I meant no disrespect to Roberts, one of the three or four most significant newspaper editors of the past 50 years. He has one heckuva story and deserves all the honors he gets. He was here to talk about his book with Hank Klibanoff, The Race Beat, which I have read and admire. Not only are there good journalism stories in it, but there are good hero stories in it. But I read and talk with retired editors and reporters who describe the solution to newspaper problems as a return to the good old days when the daily paper was the only game in town.
From what I hear, Roberts also bemoaned the contraction of newsrooms and of international reporting. I agree. How can you not? Doubling the size of reporting staffs would certainly serve the community. The more journalists reporting the good, the bad and the ugly, the better.
But those are the effects of problems facing newspapers not the cause. While good journalism has not changed markedly since the 1990s, technology has. So has the audience. So have people's habits. Not addressing those changes in discussions about journalism and newspapers is like talking about television as if there were still only three channels.
Those changes:
* the economic distress faced by traditional newspaper advertisers such as department stores
* the loss of classifieds revenues
* the splintering of the attentions and interests of the audience
* the ability to get news and information from thousands of other places and in dozens of other ways
* the sluggishness with which newspapers have anticipated the future (now present) and the sluggishness of their response
These won't be fixed by reducing the profit margin or going back to the journalistic world of the 1980s and 90s.
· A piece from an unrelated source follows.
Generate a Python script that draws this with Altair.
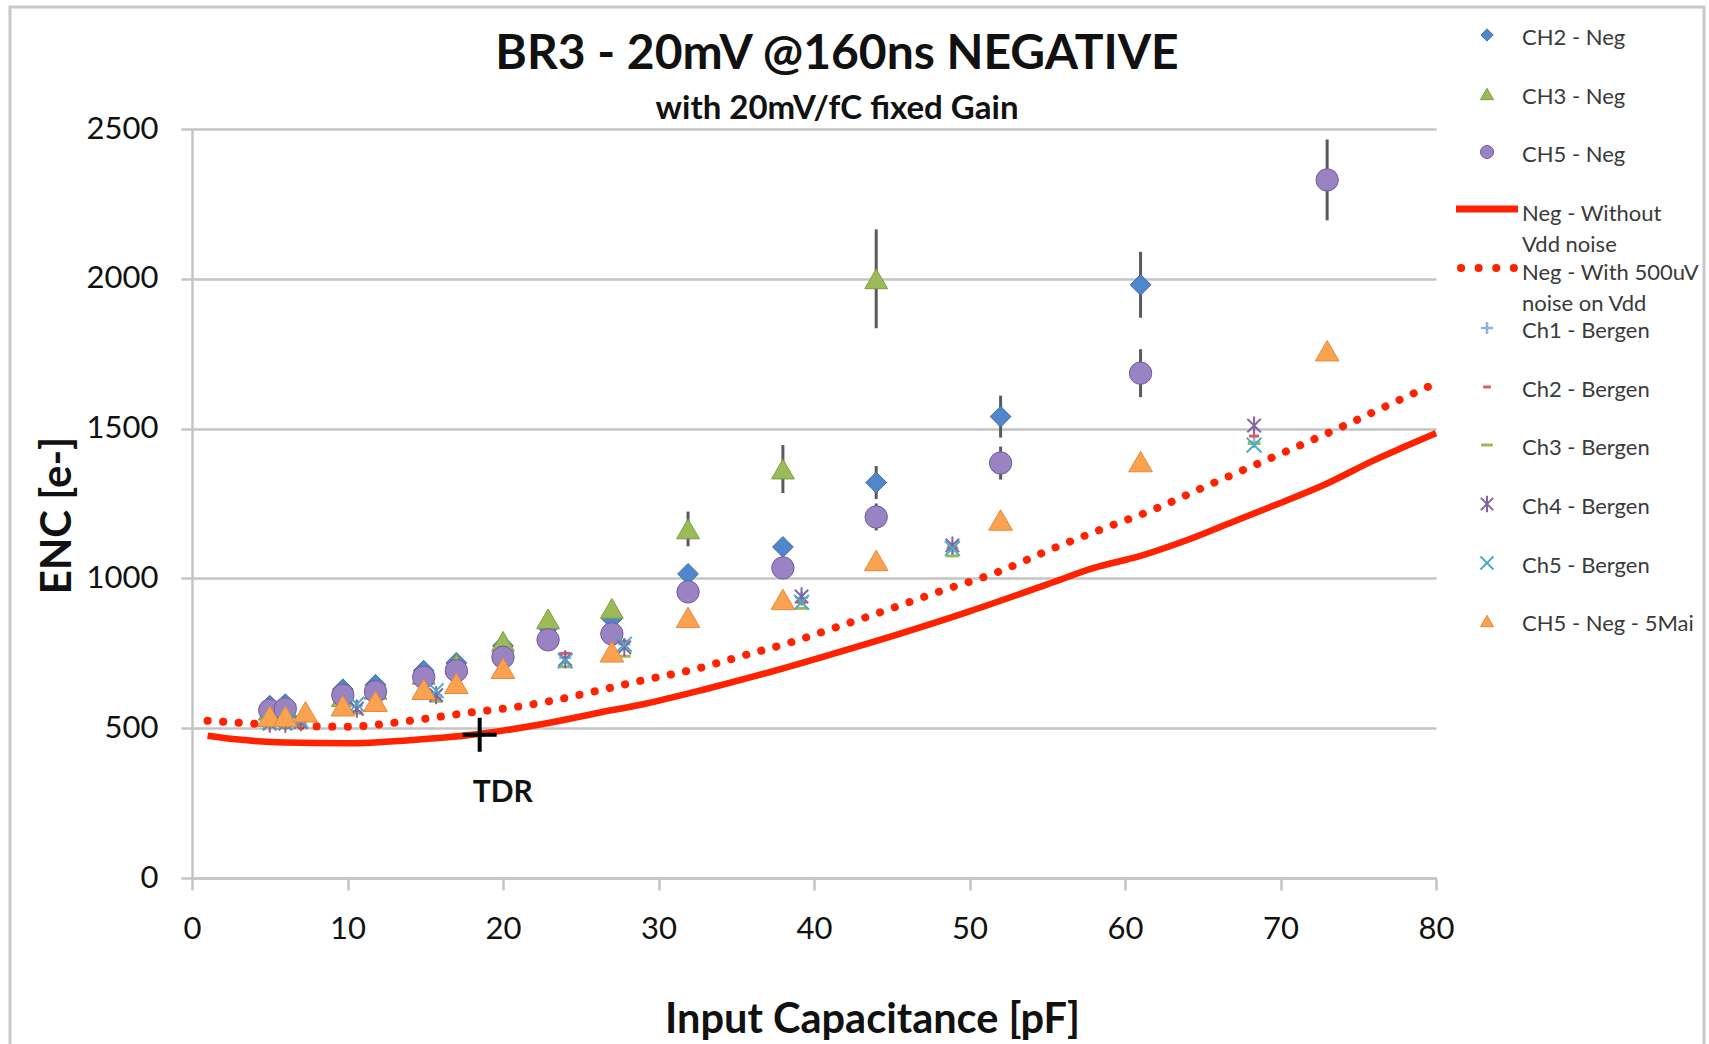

They will be addressed by innovation, peering around corners and going to where the people are. And producing great journalism.
Steve Yelvington uses a telling, humbling anecdote from a trip to Thailand to make the same point: We can sit and bemoan the passing of the era of the great metropolitan newspaper or we can choose to look for ways to invent the future. I think journalism will be changed, but it's going to survive.
I would go further. By inventing the future, journalism will be stronger. It just won't be entirely in newspaper form.